Technocrats and policy wonks, particularly those of moderate views and modest expectations, will applaud. Politely and temperately. But Progressives will notice that the results they wanted and want are conspicuously missing, continuing what has been a theme of the last 16 months, pretending the ideological portion of the base doesn’t exist, another way the two Parties are mirror images.
And working people are going to look in vain for any results that directly benefit them.
“The Results Party? What results? My company’s still floundering and I expect a pink slip every day. My neighbor’s out of a job. My house is under water. The credit card bills are still piling up. We’re not taking a vacation this year. The car’s making a noise that I know means a repair’s coming up I can’t afford. And they’re talking about closing my kids’ school and all the rest rooms at the state parks. The health care bill is a good thing, I guess, and I’m glad I won’t lose my insurance if I get sick or lose my job except that I don’t want to get sick or lose my job and if I do the doctors are going to be the last people coming after me for money, and anyway, you think the insurance companies aren’t already looking for legal ways to break the law? And saving the banks might have saved the economy in that some businesses that need loans to stay afloat can get them, but the banks aren’t going to lend me any money, are they? And that tax cut you got me? Thanks, a lot. Didn’t even cover the jumps in the price of gas and my monthly minimum payments and my insurance premiums and my grocery bills. Didn’t offset the amount I lost in reduced hours and no more overtime and did I mention I haven’t gotten a real raise in ten years?”
With results like this the Results Party is going to find that the results of the election will be that they will no longer be in the position to get any more results. And you might say deservedly, if the result was that they were replaced by Progressives who will get results.
But it’s not going to comfort me if the result of this coming election is that I get to say I told you so over and over again for the next twelve years while the Republicans gleefully get the results they want.
The rest of Kaine’s statement reads like something less than a battle cry too. In fact, it reads like a pre-emptive excuse for having lost, as if Kaine is already preparing to lead the minority party.
“Yes, we’re going to get our asses handed to us in November, but at least we’ll be able to claim a moral victory.”
Kaine is no Michael Steele. But he’s no Howard Dean either.
Dean had his 50 state strategy.
Kaine appears to have a strategy for losing 50 seats graciously.
Gah, Democrats! I think, sometimes, that they're all a bunch of failed wonks and advisors - they have that mindset, but they're not good at either. Makes for shitty leadership, and not a lot of passion.

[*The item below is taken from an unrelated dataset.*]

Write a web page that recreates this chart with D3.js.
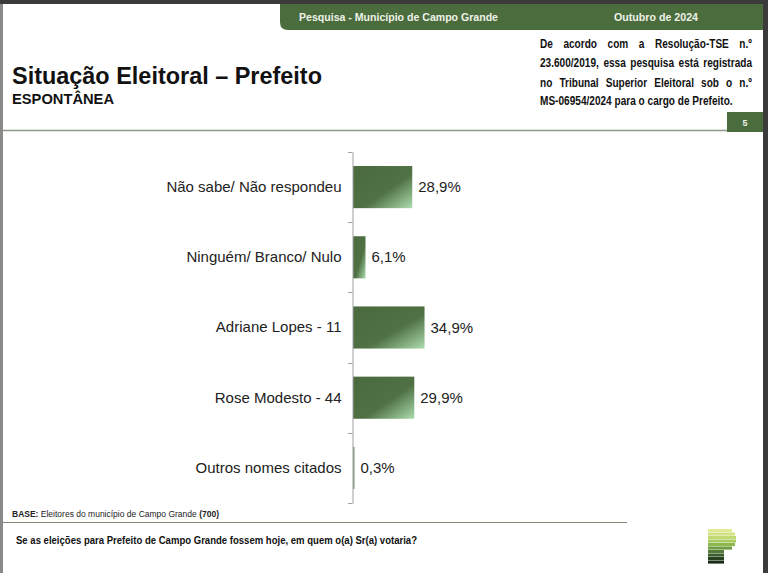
<!DOCTYPE html>
<html>
<head>
<meta charset="utf-8">
<script src="https://cdn.jsdelivr.net/npm/d3@7"></script>
<style>
  body{margin:0;background:#fff;}
  svg{display:block;font-family:"Liberation Sans",Arial,sans-serif;}
</style>
</head>
<body>
<div id="chart"></div>
<script>

var categories = ["Não sabe/ Não respondeu","Ninguém/ Branco/ Nulo","Adriane Lopes - 11","Rose Modesto - 44","Outros nomes citados"];
var values     = [28.9, 6.1, 34.9, 29.9, 0.3];

var noteLines  = [
  "De acordo com a Resolução-TSE n.º",
  "23.600/2019, essa pesquisa está registrada",
  "no Tribunal Superior Eleitoral sob o n.º",
  "MS-06954/2024 para o cargo de Prefeito."
];

var W = 768, H = 573;
var green = "#4b6c3d";

var svg = d3.select("#chart").append("svg")
  .attr("width",W)
  .attr("height",H);

var defs = svg.append("defs");
var grad = defs.append("linearGradient")
  .attr("id","barGrad")
  .attr("x1","0%").attr("y1","0%")
  .attr("x2","100%").attr("y2","100%");
grad.append("stop").attr("offset","0%").attr("stop-color","#4a6a3e");
grad.append("stop").attr("offset","58%").attr("stop-color","#4f7144");
grad.append("stop").attr("offset","100%").attr("stop-color","#acdcae");

//.................. page frame ..................
svg.append("rect").attr("x",0).attr("y",0).attr("width",W).attr("height",H).attr("fill","#3b3b3b");
svg.append("rect").attr("x",0).attr("y",4).attr("width",3).attr("height",H-4).attr("fill","#8a8a8a");
svg.append("rect").attr("x",3).attr("y",4).attr("width",760).attr("height",H-4).attr("fill","#fff");

// header band with rounded lower left corner
svg.append("path")
  .attr("d","M280,4 L763,4 L763,30 L288,30 Q280,30 280,22 Z")
  .attr("fill",green);

function fitText(sel,len){
  sel.attr("textLength",len).attr("lengthAdjust","spacingAndGlyphs");
  return sel;
}

fitText(svg.append("text")
  .attr("x",299).attr("y",21)
  .attr("fill","#eef2e8")
  .attr("font-size",11.5)
  .attr("font-weight","bold")
  .text("Pesquisa - Município de Campo Grande"),199);

fitText(svg.append("text")
  .attr("x",614).attr("y",21)
  .attr("fill","#eef2e8")
  .attr("font-size",11.5)
  .attr("font-weight","bold")
  .text("Outubro de 2024"),84);

fitText(svg.append("text")
  .attr("x",12).attr("y",84)
  .attr("fill","#111")
  .attr("font-size",23)
  .attr("font-weight","bold")
  .text("Situação Eleitoral – Prefeito"),310);

fitText(svg.append("text")
  .attr("x",12).attr("y",104)
  .attr("fill","#111")
  .attr("font-size",14)
  .attr("font-weight","bold")
  .text("ESPONTÂNEA"),102);

// justified note on the right: squeeze horizontally, spread words with word-spacing
var noteX0 = 540, noteX1 = 752;
var noteY  = [48,67,87,105];
var sq = 0.84;
noteLines.forEach(function(line,i){
  var last = i == noteLines.length-1;
  var t = svg.append("text")
    .attr("transform","translate("+noteX0+","+noteY[i]+") scale("+sq+",1)")
    .attr("font-size",12)
    .attr("font-weight","bold")
    .attr("fill","#111")
    .text(line);
  if (!last){
    var natural = t.node().getComputedTextLength();
    var nSpaces = line.split(" ").length-1;
    var ws = ((noteX1-noteX0)/sq - natural)/nSpaces;
    t.attr("word-spacing",ws);
  }
});

// separator and page number box
svg.append("line")
  .attr("x1",3).attr("x2",727)
  .attr("y1",130.5).attr("y2",130.5)
  .attr("stroke","#8d9a86").attr("stroke-width",1.5);
svg.append("rect")
  .attr("x",727).attr("y",112).attr("width",36).attr("height",20)
  .attr("fill",green);
svg.append("text")
  .attr("x",745).attr("y",126)
  .attr("text-anchor","middle")
  .attr("fill","#eef2e8")
  .attr("font-size",9)
  .attr("font-weight","bold")
  .text("5");

//.................. bar chart ..................
var x = d3.scaleLinear()
  .domain([0,100])
  .range([353,558]);

var y = d3.scaleBand()
  .domain(categories)
  .range([152,503])
  .paddingInner(0.4)
  .paddingOuter(0.2);

var chart = svg.append("g");

chart.selectAll("rect.bar")
  .data(values)
  .enter()
  .append("rect")
  .attr("class","bar")
  .attr("x",x(0))
  .attr("y",function(d,i){return y(categories[i]);})
  .attr("width",function(d){return Math.max(1.5,x(d)-x(0));})
  .attr("height",y.bandwidth())
  .attr("fill",function(d){return d < 1 ? "#7f9c78" : "url(#barGrad)";});

chart.selectAll("text.val")
  .data(values)
  .enter()
  .append("text")
  .attr("class","val")
  .attr("x",function(d){return Math.max(x(d),x(0)+1.5)+6;})
  .attr("y",function(d,i){return y(categories[i])+y.bandwidth()/2+5;})
  .attr("font-size",15)
  .attr("fill","#222")
  .text(function(d){return d3.format(".1f")(d).replace(".",",")+"%";});

var axis = chart.append("g")
  .attr("transform","translate(352.5,0)")
  .call(d3.axisLeft(y).tickSize(0).tickPadding(11));
axis.select(".domain").attr("stroke","#a0a0a0");
axis.selectAll("text")
  .attr("font-size",15)
  .attr("fill","#222")
  .attr("font-family","'Liberation Sans',Arial,sans-serif");

// boundary ticks between categories
var step = y.step();
var bounds = d3.range(categories.length+1).map(function(i){
  return y(categories[0]) - step*y.paddingInner()/2 + i*step;
});
chart.selectAll("line.btick")
  .data(bounds)
  .enter()
  .append("line")
  .attr("class","btick")
  .attr("x1",348).attr("x2",352.5)
  .attr("y1",function(d){return Math.round(d)+0.5;})
  .attr("y2",function(d){return Math.round(d)+0.5;})
  .attr("stroke","#a0a0a0");

//.................. footer ..................
var base = svg.append("text")
  .attr("x",12).attr("y",517)
  .attr("font-size",8.5)
  .attr("fill","#222");
base.append("tspan").attr("font-weight","bold").text("BASE:");
base.append("tspan").text(" Eleitores do município de Campo Grande ");
base.append("tspan").attr("font-weight","bold").text("(700)");
fitText(base,207);

svg.append("line")
  .attr("x1",3).attr("x2",627)
  .attr("y1",522.5).attr("y2",522.5)
  .attr("stroke","#7d8a76").attr("stroke-width",1.2);

fitText(svg.append("text")
  .attr("x",16).attr("y",544)
  .attr("font-size",10)
  .attr("font-weight","bold")
  .attr("fill","#111")
  .text("Se as eleições para Prefeito de Campo Grande fossem hoje, em quem o(a) Sr(a) votaria?"),401);

// logo: stacked stripes
var logoColors = ["#e2eb92","#d2e283","#c0d972","#a8cb60","#8cb84f","#6f9c41","#527c35","#3a5c2b","#283f20","#1b2d18"];
var logoWidths = [24,27,28,28,27,24,16,16,16,16];
svg.append("g").selectAll("rect")
  .data(logoColors)
  .enter()
  .append("rect")
  .attr("x",708)
  .attr("y",function(d,i){return 529+i*3.5;})
  .attr("width",function(d,i){return logoWidths[i];})
  .attr("height",3.1)
  .attr("fill",function(d){return d;});

</script>
</body>
</html>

Plus then there's the fact that they act like the caricature of liberals that conservatives always attack - cooperative to a fault, tolerant of everything and anything (except of their more outspoken members), unwilling to get their hands dirty, out of touch, etc.
I wonder if some of it stems from the neutering of the labor unions in this country, and the postwar strategy of hippie-bashing to gain credibility with the establishment - basically, the Democrats have estranged themselves from the parts of the left that knew how to bring passion and dirty fighting to the scrum, and now view both with suspicion and disdain.
Boring, yes. And dangerous - because if you're not willing to fight for your principles, you might as well not have any.